Greece's Euro Crisis Overview

Aug 8, 2025

Overview

This lecture examines Greece's financial crisis after joining the Euro, the challenges of austerity, and the broader implications for the Eurozone and European democracy.

Greece’s Economic Crisis

  • Greece joined the Euro in 2002, giving up the drachma and its monetary autonomy.
  • Cheap borrowing led to excessive government and consumer spending in Greece.
  • The global financial crash in 2008 triggered a severe recession and exposed Greece’s large debts.
  • Greece’s national debt reached levels equivalent to €31,000 per citizen.
  • Austerity measures were imposed, including spending cuts, tax increases, and asset sales.

Impact of the Euro

  • Sharing a currency with stronger economies (like Germany) made Greece less competitive.
  • The Euro enabled Greeks to access cheap credit, leading to a boom in luxury imports, especially German cars.
  • Weak economies like Greece struggled under the same monetary policies as stronger economies.

Social and Political Effects

  • Unemployment and poverty soared; many relied on food handouts.
  • Public anger was directed at austerity, politicians, and perceived foreign control (notably Germany).
  • Cuts affected public services and welfare, with many facilities (e.g., Olympic venues) left unused and expensive to maintain.
  • Tax evasion was widespread due to weak Greek institutions.

Eurozone Dynamics and German Perspective

  • German taxpayers contributed to Greek bailouts but were wary of permanent subsidies.
  • Germany’s own post-reunification austerity provides a contrast to Greece’s experience.
  • Germans benefited from the Euro making exports cheaper; Greece’s imports contributed to German prosperity.

Institutions and Reforms

  • Greece’s entry into the Euro was politically motivated; economic criteria were allegedly manipulated.
  • Reforms in Greece focused on labor market changes and reducing public spending.
  • The European Central Bank and the Troika (EU, ECB, IMF) dictated strict conditions for bailouts.
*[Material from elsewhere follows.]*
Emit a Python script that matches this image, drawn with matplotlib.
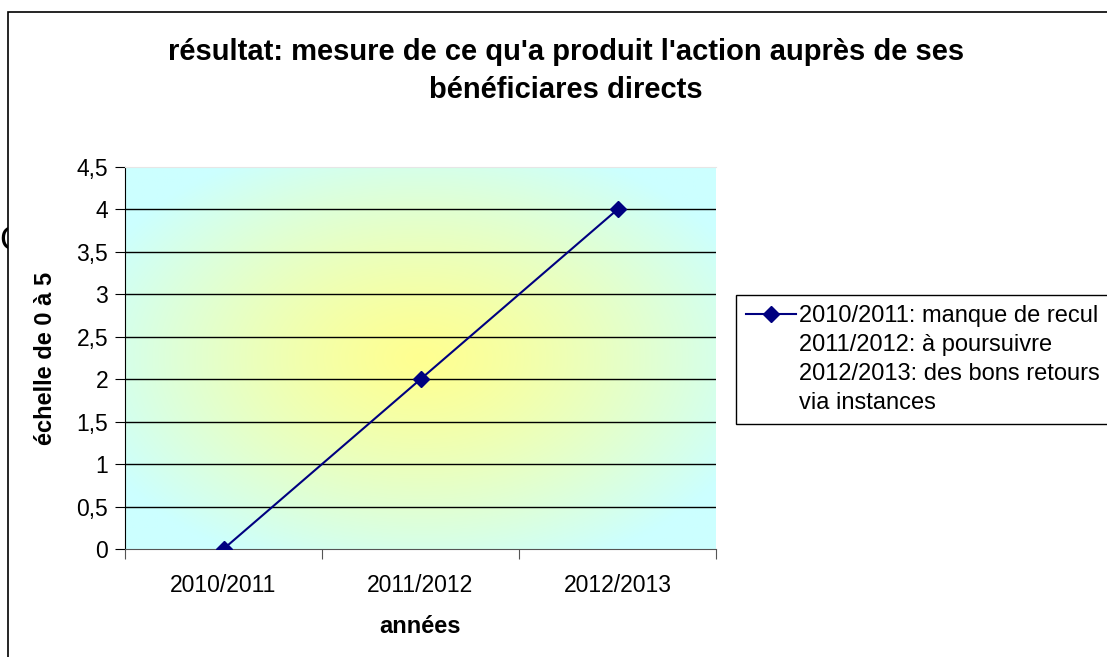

Democracy and the Future of Europe

  • The crisis exposed the “democratic deficit”—loss of national autonomy under Eurozone rules.
  • Many Greeks preferred to stay in the Euro despite hardships, hoping for better governance.
  • There is uncertainty about how to achieve effective democratic control at the European level.

Key Terms & Definitions

  • Euro — Common currency adopted by many EU nations replacing national currencies.
  • Drachma — Greece’s former national currency before the Euro.
  • Austerity — Policy of reducing government deficits through spending cuts and tax increases.
  • Troika — Trio of EU, ECB, and IMF overseeing financial rescues.
  • Democratic Deficit — Perceived lack of democratic representation or accountability in EU institutions.

Action Items / Next Steps

  • Review the history of the Eurozone and Greece's economic data post-2002.
  • Read more about the effects of austerity on social welfare in Greece.
  • Research current debates on European monetary and political integration.